Some dozen promising young Chinese were at once collected and initiated into the complicated mysteries of chords and keys. They learned quickly and well—so well that within a year eight of them were ready to come up to the capital and teach others. A doubtful venture became an assured success. More and more players were added; a promising barber, lured, perhaps, by the playing of his friend's flute, abandoned his trade and set to work on the 'cello; or a shoemaker, forsaking his last, devoted himself to the cornet. The neighbouring tailor laid aside his needle; the carter left his cart, bewitched away from everyday things by the music. It may be the smart uniform had something to do with the popularity of the organization; there is ever a fine line between art and vanity—but why dwell upon an ignoble motive?
Suffice it to say, whether from pure conceit or better things, the little company grew till it reached a score, and, under a Portuguese bandmaster, touched a high level of perfection, playing both on brass and strings with taste and spirit. The Tientsin branch flourished equally well and became ultimately the Viceroy's band, and the mother of bands innumerable all over the metropolitan province of Chihli. But in reputation it never equalled what was known throughout China as the "I.G.'s Own."

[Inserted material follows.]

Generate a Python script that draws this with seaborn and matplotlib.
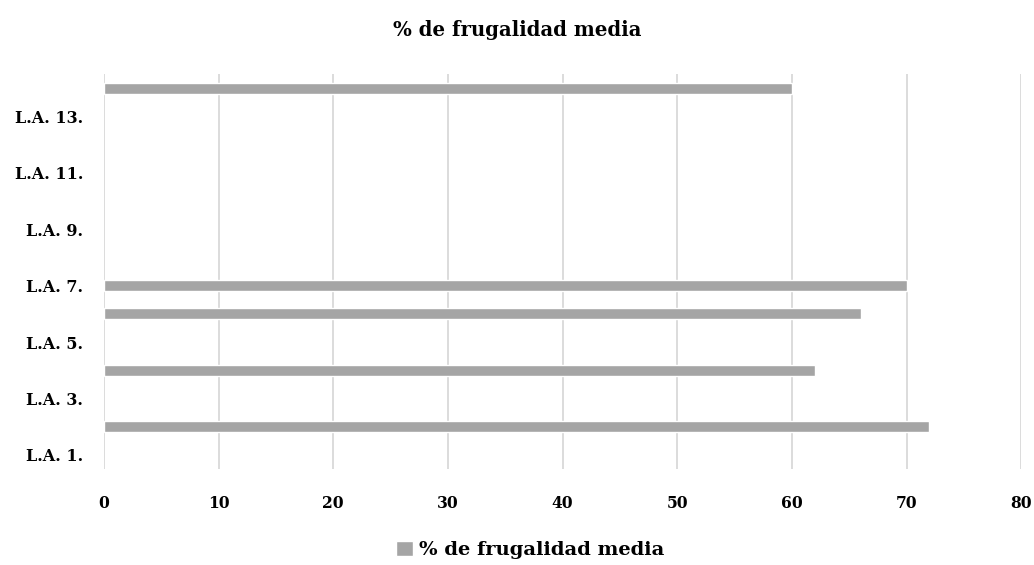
import numpy as np
import pandas as pd
import matplotlib
matplotlib.use("Agg")
import matplotlib.pyplot as plt
import seaborn as sns

# Data
categories = [f"L.A. {i}." for i in range(1, 15)]
values = [np.nan, 72, np.nan, 62, np.nan, 66, 70,
          np.nan, np.nan, np.nan, np.nan, np.nan, np.nan, 60]
series_name = "% de frugalidad media"
x_ticks = [0, 10, 20, 30, 40, 50, 60, 70, 80]

df = pd.DataFrame({"cat": categories, "val": values, "serie": series_name})

sns.set_theme(style="white")
plt.rcParams["font.family"] = ["DejaVu Serif", "Liberation Serif"]
plt.rcParams["font.weight"] = "bold"
plt.rcParams["text.color"] = "black"
plt.rcParams["xtick.color"] = "black"
plt.rcParams["ytick.color"] = "black"

fig = plt.figure(figsize=(10.34, 5.65), dpi=100)
ax = fig.add_axes([0.1006, 0.170, 0.887, 0.699])

order = categories[::-1]  # first category at the bottom
sns.barplot(data=df, y="cat", x="val", hue="serie", order=order,
            palette=["#A5A5A5"], orient="h", errorbar=None,
            width=0.39, ax=ax, legend=True, saturation=1)

ax.set_xlim(0, 80)
ax.set_xticks(x_ticks)
ax.set_xticklabels([str(t) for t in x_ticks], fontsize=11.2, fontweight="bold")
ax.xaxis.grid(True, color="#D9D9D9", linewidth=1.3)
ax.set_axisbelow(True)
ax.tick_params(axis="x", length=0, pad=19, labelcolor="black")
ax.tick_params(axis="y", length=0, pad=15, labelcolor="black")

labels = []
for c in order:
    n = int(c.split()[1].rstrip("."))
    labels.append(c if n % 2 == 1 else "")
ax.set_yticks(range(len(order)))
ax.set_yticklabels(labels, fontsize=11.5, fontweight="bold")

for s in ax.spines.values():
    s.set_visible(False)
ax.set_xlabel("")
ax.set_ylabel("")

fig.suptitle(series_name, x=0.5, y=0.965, fontsize=14.2, fontweight="bold",
             color="black")

ax.get_legend().remove()
handles, lbls = ax.get_legend_handles_labels()
fig.legend(handles, lbls, loc="center", bbox_to_anchor=(0.513, 0.027),
           frameon=False, handlelength=0.85, handleheight=0.85,
           handletextpad=0.35, labelcolor="black",
           prop={"weight": "bold", "size": 14})

fig.savefig("out.png", dpi=100)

[Illustration: SIR ROBERT HART'S CHINESE BAND.]
In spring and autumn his musicians gave an open-air concert in the Inspectorate garden every Wednesday afternoon. Of course, this was the event of the week so far as society was concerned. Peking residents, as well as many distinguished strangers who happened to be passing, came to listen. The scene was invariably animated; ladies walked about under the lilacs, which in April hung over the paths like soft clouds of purple fog, displaying their newest toilettes; diplomats discussed la situation politique; missionaries argued points of doctrine; correspondents exchanged bits of news. All nationalities, classes and creeds were represented in this cosmopolitan corner of the world, but the lions and the lambs agreed tacitly to tolerate each other for the sake of hearing the familiar tunes, warming as good old wine to the hearts of exiles, and for the sake of seeing the mysterious man whose advice, given, as it were, under his breath, shaped the course of events in China.
He guessed well enough what brought the people, and would sometimes remark laughingly, "They come; I know why they all come. It is just to get a sight of the two curios of Peking, the I.G. and his queer musicians."

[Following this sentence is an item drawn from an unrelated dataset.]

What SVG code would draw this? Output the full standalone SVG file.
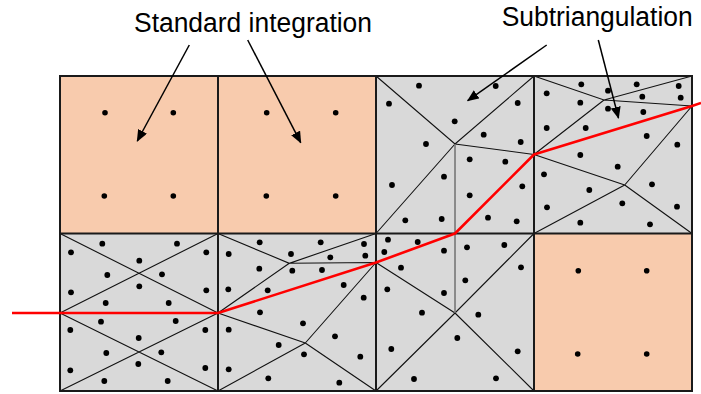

Occasionally Chinese guests would mingle with the rest, lending with their silken gowns and silken manners a touch of picturesqueness to the scene. I can well remember seeing the famous Wu Ting Fang, whose alert manner made him a general favourite. He prided himself upon it—and rightly. "How old do you think I am?" he asked his host one day. "Perhaps forty-five," was the reply. "Forty-five! What a guess! Sixty-five would have been nearer—and I mean to live to be two hundred."

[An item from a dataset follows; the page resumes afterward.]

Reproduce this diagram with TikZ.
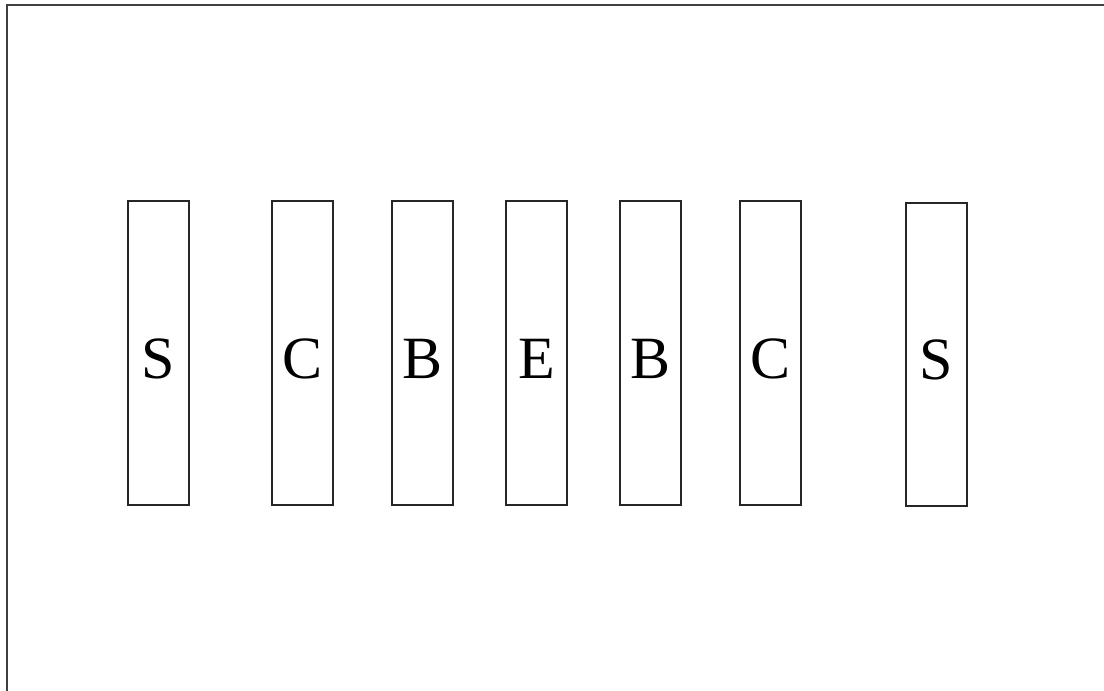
\documentclass[tikz,border=0pt]{standalone}
\usepackage{fontspec}
\setmainfont{Liberation Serif}
\begin{document}
\begin{tikzpicture}[x=1pt,y=-1pt,
  layer/.style={draw=black!85, line width=1.7pt, minimum width=61pt, minimum height=304pt, inner sep=0pt, anchor=north west},
  lbl/.style={font=\fontsize{60}{60}\selectfont, inner sep=0pt}]
\useasboundingbox (0,0) rectangle (1104,691);
\draw[black!75, line width=2.2pt] (7,691) -- (7,5) -- (1104,5);
\node[layer] (b1) at (127,200) {};
\node[layer] (b2) at (271,200) {};
\node[layer] (b3) at (391,200) {};
\node[layer] (b4) at (505,200) {};
\node[layer] (b5) at (619,200) {};
\node[layer] (b6) at (739,200) {};
\node[layer, minimum height=303pt] (b7) at (905,202) {};
\node[lbl] (l1) at ([yshift=-6pt]b1.center) {S};
\node[lbl] (l2) at ([yshift=-6pt]b2.center) {C};
\node[lbl] (l3) at ([yshift=-6pt]b3.center) {B};
\node[lbl] (l4) at ([yshift=-6pt]b4.center) {E};
\node[lbl] (l5) at ([yshift=-6pt]b5.center) {B};
\node[lbl] (l6) at ([yshift=-6pt]b6.center) {C};
\node[lbl] (l7) at ([yshift=-6pt]b7.center) {S};
\end{tikzpicture}
\end{document}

He went on to explain carefully how this feat was to be accomplished. The first thing, naturally, was diet. The man who would cheat time should live on nuts like the squirrels (do they contrive to do it, I wonder?). Under no conditions should he touch salt, lest a dangerous precipitate form upon his bones, and he should begin and end each meal with a teaspoonful of olive oil. So much for the physical side: the mental is no less important. "I have hung scrolls in my bedroom," Wu Ting Fang went on to explain, "with these sentences written upon them in English and in Chinese: 'I am young, I am healthy, I am cheerful.' Immediately I enter the room my eye falls upon these precepts. I say to myself, Why, of course I am, and therefore I am." Was ever simpler or saner method discovered for warding off old age?
Towards the end of 1889 the Chinese Government, desirous of paying the I.G. a special compliment, chose to confer upon him an honour never before given to any foreigner. Without precedent and without warning, the Emperor issued an Imperial Decree raising him to the Chinese equivalent of the peerage. Henceforth he belonged to the distinguished company of Iron Hatted Dukes—at least not he but his ancestors did, for this was no ordinary father-to-son patent of nobility. The topsy-turvy honour reached backward instead of forward, diminishing one rank with each succeeding generation.
The Chinese reason as follows: "If a man is wise or great or successful, it is because his forbears were studious or temperate or frugal. Therefore, when we give rewards, shall we not give them where they are justly due?" Something might be said for a point of view so diametrically opposed to our own, but the question of ethics has nothing to do with my story.
The strange feature of it is that the very night before the Edict appeared—when the I.G. had not the slightest hint of what was in store for him—he dreamed of his father's father—a thing he had not done for years. Dressed in a snuff-coloured suit, with knee-breeches and shining shoe buckles, he appeared walking down the little street of Portadown leaning heavily upon a blackthorn stick and murmuring sadly, "Nobody cares for me, nobody takes any notice of me." Nobody, indeed?